Passport For Children - Bangladesh

AT seven months old, baby Johir is one of Bangladesh’s newest citizens. His mother in Jagannathpur, Sunamganj has registered his birth.

As per national policy every child in Bangladesh needs to be registered within 45 days of birth. To improve birth registration, the 2004 Birth and Death Registration Act provides a legal basis for the use of a birth certificate as proof of age to access services. A recent amendment to the Act creates a permanent structure to oversee the registration of birth and death. Also in Bangladesh, the online Birth Registration Information System means that birth and death certificates are issued through a web-based application and stored on a secure central database.

But further progress needs to be made as Bangladesh is among the 10 countries with the largest numbers of unregistered children (under five years old) in the world, according to a new report by Unicef. Some 10 million children under five in the country do not officially exist.

From the moment a child is born, she or he has rights, including the right to an identity. But birth registration is more than just a right. It is the child’s passport to protection — a way to ensure that no child is excluded from vital services like education, health care and social security.

Unicef’s new report, Every Child’s Birth Right: Inequities and trends in birth registration; shows that globally the births of nearly 230 million children under five have never been registered. That’s about one third of all children under five in the world.

An even larger number might have been registered but have not been issued an official birth certificate, an important step to prove that registration took place.

Although the world has made some progress in increasing birth registration rates, still only 65% of all children globally have been registered. Much of the progress has been seen in just a handful of countries.

The good news is we know what needs to be done to increase birth registration rates, starting with addressing the many reasons why children do not get registered. Sometimes the costs are prohibitive or the birth registration services are located too far away for families to be able to access them. Sometimes families are simply unaware of how to register a birth, or the importance of doing so. In Bangladesh, parents only tend to register their children when they are ready to go to school as a birth certificate is needed for school enrollment.

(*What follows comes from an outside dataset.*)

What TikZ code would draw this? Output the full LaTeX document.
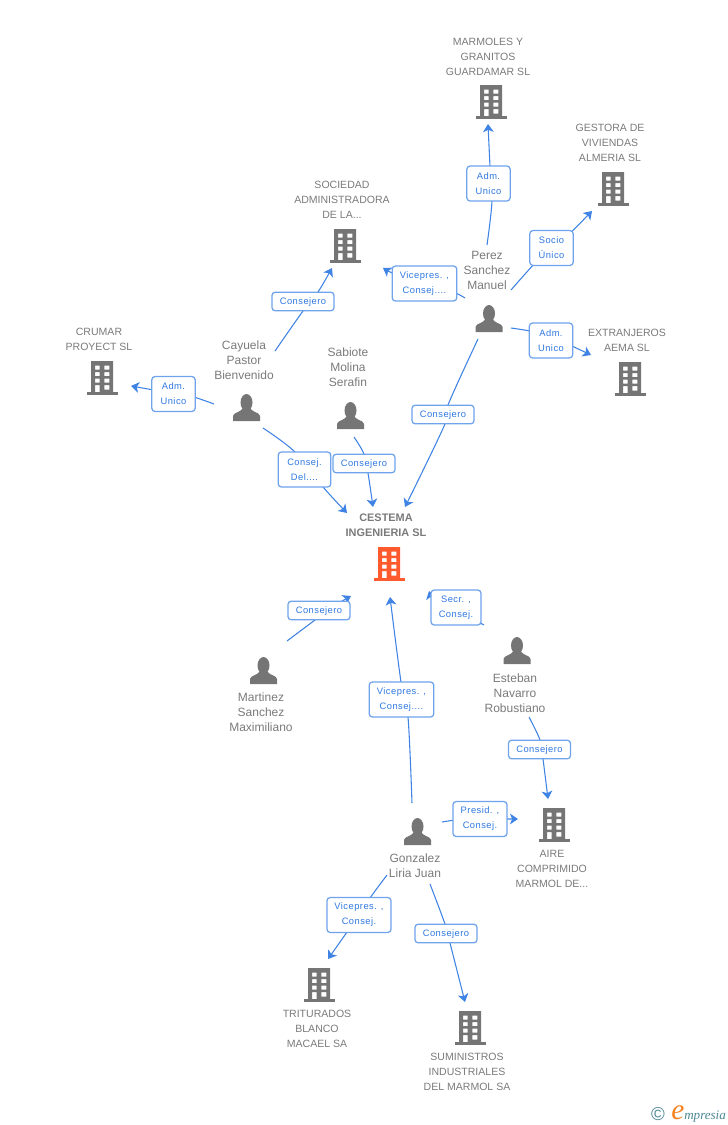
\documentclass[tikz,border=0pt]{standalone}
\usepackage{fontspec}
\setmainfont{Liberation Sans}
\newfontfamily\logofont{Liberation Serif}
\usetikzlibrary{arrows.meta,backgrounds}
\definecolor{icongray}{HTML}{757575}
\definecolor{txtgray}{HTML}{7A7A7A}
\definecolor{accent}{HTML}{FF5A2D}
\definecolor{linkblue}{HTML}{3F83E4}
\definecolor{boxblue}{HTML}{6FA3EC}
\definecolor{lbltxt}{HTML}{2F78E0}
\definecolor{logoteal}{HTML}{4C8796}
\definecolor{logoorange}{HTML}{F58220}
\tikzset{
  x=0.75pt,y=-0.75pt,
  pics/building/.style={code={
    \fill[#1,even odd rule]
      (-11,0) rectangle (11,31)
      (-7,4.5) rectangle (-2.3,8.5) (2.3,4.5) rectangle (7.3,8.5)
      (-7,11) rectangle (-2.3,15) (2.3,11) rectangle (7.3,15)
      (-7,17.5) rectangle (-2.3,21.5) (2.3,17.5) rectangle (7.3,21.5)
      (-7,24) rectangle (-2.3,31) (2.3,24) rectangle (7.3,28.5);
    \fill[#1] (-15.5,31) rectangle (15.5,33.5);
  }},
  pics/person/.style={code={
    \fill[icongray] (0,8.5) ellipse [x radius=6, y radius=8.5];
    \fill[icongray] (-13.5,27) -- (-13.5,22) .. controls (-13.5,18.5) and (-5,18) .. (-3.5,14)
      -- (3.5,14) .. controls (5,18) and (13.5,18.5) .. (13.5,22) -- (13.5,27) -- cycle;
  }},
  company/.style={align=center,inner sep=0,text=txtgray,font=\fontsize{7.9}{11.25}\selectfont},
  maincompany/.style={align=center,inner sep=0,text=txtgray,font=\fontsize{8.2}{11.25}\selectfont\bfseries},
  personname/.style={align=center,inner sep=0,text=txtgray,font=\fontsize{9}{11.25}\selectfont},
  linkbox/.style={draw=boxblue,line width=0.95pt,fill=white,rounded corners=2.4pt,align=center,inner sep=0,
    text=lbltxt,font=\fontsize{7}{11.25}\selectfont\addfontfeatures{LetterSpace=5}},
  oneline/.style={linkbox,minimum width=46.5pt,minimum height=14pt,text height=5pt,text depth=0pt},
  twoline/.style={linkbox,minimum height=26.2pt},
  conn/.style={draw=linkblue,line width=0.8pt,-{Stealth[length=6pt,width=8pt,inset=1.6pt]}},
}
\newcommand{\linkvia}[4]{\draw[conn] plot[smooth,tension=0.55] coordinates {(#1) (#2) (#3) (#4)};}
\begin{document}
\begin{tikzpicture}
\useasboundingbox (0,0) rectangle (728,1125);
% companies
\node[company] (marmoles) at (488,56.5) {MARMOLES Y\\GRANITOS\\GUARDAMAR SL};
\pic at (491,85) {building=icongray};
\node[company] (gestora) at (610,143) {GESTORA DE\\VIVIENDAS\\ALMERIA SL};
\pic at (613,172) {building=icongray};
\node[company] (sociedad) at (342,200) {SOCIEDAD\\ADMINISTRADORA\\DE LA...};
\pic at (345,229) {building=icongray};
\node[company] (crumar) at (99,339.5) {CRUMAR\\PROYECT SL};
\pic at (102,361) {building=icongray};
\node[company] (extranjeros) at (627,340.5) {EXTRANJEROS\\AEMA SL};
\pic at (630,362) {building=icongray};
\node[maincompany] (cestema) at (386,525) {CESTEMA\\INGENIERIA SL};
\pic at (389,547) {building=accent};
\node[company] (aire) at (552,869) {AIRE\\COMPRIMIDO\\MARMOL DE...};
\pic at (554,808) {building=icongray};
\node[company] (triturados) at (317,1029) {TRITURADOS\\BLANCO\\MACAEL SA};
\pic at (319,968) {building=icongray};
\node[company] (suministros) at (467,1072) {SUMINISTROS\\INDUSTRIALES\\DEL MARMOL SA};
\pic at (470,1011) {building=icongray};
% people
\node[personname] (perez) at (487,270.5) {Perez\\Sanchez\\Manuel};
\pic at (489,305) {person};
\node[personname] (cayuela) at (244,360) {Cayuela\\Pastor\\Bienvenido};
\pic at (246.5,394) {person};
\node[personname] (sabiote) at (348,367.5) {Sabiote\\Molina\\Serafin};
\pic at (350.5,402) {person};
\node[personname] (martinez) at (261,712.5) {Martinez\\Sanchez\\Maximiliano};
\pic at (263.5,657) {person};
\node[personname] (esteban) at (515,693.5) {Esteban\\Navarro\\Robustiano};
\pic at (517,637) {person};
\node[personname] (gonzalez) at (415,866) {Gonzalez\\Liria Juan};
\pic at (417.5,818) {person};
% link labels
\node[twoline,minimum width=32.5pt] (l1) at (488.5,183.5) {Adm.\\Unico};
\node[twoline,minimum width=32.5pt] (l2) at (551.5,248) {Socio\\Único};
\node[twoline,minimum width=48.5pt] (l3) at (424.5,283.5) {Vicepres. ,\\Consej....};
\node[twoline,minimum width=32.5pt] (l4) at (551,340.5) {Adm.\\Unico};
\node[oneline] (l5) at (443,414.5) {Consejero};
\node[oneline] (l6) at (303,301.5) {Consejero};
\node[twoline,minimum width=32.5pt] (l7) at (173.5,394) {Adm.\\Unico};
\node[twoline,minimum width=39.5pt] (l8) at (304.5,469.5) {Consej.\\Del....};
\node[oneline] (l9) at (364,463.5) {Consejero};
\node[oneline] (l10) at (319,610.5) {Consejero};
\node[twoline,minimum width=37.5pt] (l11) at (456,607.5) {Secr. ,\\Consej.};
\node[oneline] (l12) at (539.5,749.5) {Consejero};
\node[twoline,minimum width=48.5pt] (l13) at (401.5,699.5) {Vicepres. ,\\Consej....};
\node[twoline,minimum width=40.5pt] (l14) at (480,819) {Presid. ,\\Consej.};
\node[twoline,minimum width=48pt] (l15) at (359,915) {Vicepres. ,\\Consej.};
\node[oneline] (l16) at (446,933.5) {Consejero};
% free ends of the connectors, and the points where they pass behind each label
\coordinate (s1) at (487,245); \coordinate (a1) at (492,201); \coordinate (b1) at (490,166); \coordinate (t1) at (488,124);
\coordinate (s2) at (511,290); \coordinate (a2) at (540,258); \coordinate (b2) at (563,240); \coordinate (t2) at (592,211);
\coordinate (s3) at (465,298); \coordinate (a3) at (448,290); \coordinate (b3) at (402,277); \coordinate (t3) at (383,268);
\coordinate (s4) at (511,328); \coordinate (a4) at (540,333); \coordinate (b4) at (563,342); \coordinate (t4) at (591,355);
\coordinate (s5) at (478,339); \coordinate (a5) at (448,405); \coordinate (b5) at (445,424); \coordinate (t5) at (405,507);
\coordinate (s6) at (275,351); \coordinate (a6) at (303,311); \coordinate (b6) at (318,292); \coordinate (t6) at (332,268);
\coordinate (s7) at (214,404); \coordinate (a7) at (187,395); \coordinate (b7) at (160,391); \coordinate (t7) at (131,386);
\coordinate (s8) at (263,428); \coordinate (a8) at (295,452); \coordinate (b8) at (323,487); \coordinate (t8) at (347,513);
\coordinate (s9) at (354,437); \coordinate (a9) at (364,454); \coordinate (b9) at (368,473); \coordinate (t9) at (373,507);
\coordinate (s10) at (287,641); \coordinate (a10) at (315,620); \coordinate (b10) at (334,606); \coordinate (t10) at (351,596);
\coordinate (s11) at (484,625); \coordinate (a11) at (468,618); \coordinate (b11) at (440,612); \coordinate (t11) at (429,591);
\coordinate (s12) at (529,717); \coordinate (a12) at (540,740); \coordinate (b12) at (543,759); \coordinate (t12) at (548,799);
\coordinate (s13) at (412,803); \coordinate (a13) at (408,717); \coordinate (b13) at (401,682); \coordinate (t13) at (390,597);
\coordinate (s14) at (442,822); \coordinate (a14) at (465,819); \coordinate (b14) at (497,819); \coordinate (t14) at (518,819);
\coordinate (s15) at (387,875); \coordinate (a15) at (370,898); \coordinate (b15) at (347,932); \coordinate (t15) at (328,959);
\coordinate (s16) at (430,884); \coordinate (a16) at (445,924); \coordinate (b16) at (450,943); \coordinate (t16) at (465,1002);
\begin{scope}[on background layer]
\linkvia{s1}{a1}{b1}{t1}
\linkvia{s2}{a2}{b2}{t2}
\linkvia{s3}{a3}{b3}{t3}
\linkvia{s4}{a4}{b4}{t4}
\linkvia{s5}{a5}{b5}{t5}
\linkvia{s6}{a6}{b6}{t6}
\linkvia{s7}{a7}{b7}{t7}
\linkvia{s8}{a8}{b8}{t8}
\linkvia{s9}{a9}{b9}{t9}
\linkvia{s10}{a10}{b10}{t10}
\linkvia{s11}{a11}{b11}{t11}
\linkvia{s12}{a12}{b12}{t12}
\linkvia{s13}{a13}{b13}{t13}
\linkvia{s14}{a14}{b14}{t14}
\linkvia{s15}{a15}{b15}{t15}
\linkvia{s16}{a16}{b16}{t16}
\end{scope}
% logo
\node[inner sep=0,text=logoteal,font=\fontsize{14}{14}\selectfont] (copyr) at (658,1114) {©};
\node[inner sep=0,anchor=base west,text=logoteal,font=\logofont\itshape\fontsize{9.8}{12}\selectfont] (logo) at (671,1119)
  {{\color{logoorange}\fontsize{22}{22}\selectfont e}mpresia};
\end{tikzpicture}
\end{document}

Many countries are employing straightforward solutions to tackle this issue. In Bangladesh, a strategy was adopted to integrate health services and birth registration during immunisation sessions where children received vaccinations. By linking birth registration with immunisation, children are being simultaneously protected from illness and from abuse and exploitation.

Cultural barriers, or the fear of discrimination or marginalisation, are other factors that deter families from registering births. There are often legitimate concerns about the misuse of personal or sensitive information such as race, religion, or birth out of wedlock to instigate discrimination.
The lack or loss of a formal identity is one of the most significant reasons why a child becomes ‘invisible’ or excluded. Without birth registration, children may not be able to go to school, be treated in hospital or access other social services.

If they are separated from their families during a natural disaster or armed conflict, or if they are exposed to forms of exploitation such as trafficking, reuniting children is more complicated if they were never registered and have no official proof of the links to their families.

Later in life, it is often difficult to apply for a job, get a passport, vote, open a bank account, get a marriage license or even get a mobile phone without a birth certificate.

That is why we call on the relevant authorities in Bangladesh to step up efforts to achieve universal birth registration for all children, especially accelerating registration of children within 45 days of birth as mandated by the 2004 Act. This is a first step in making sure children have the best start in life. If children disappear from view and societies fail to register them, they are often made even more vulnerable, with lasting consequences not only for their own wellbeing but also for the development of their communities and countries.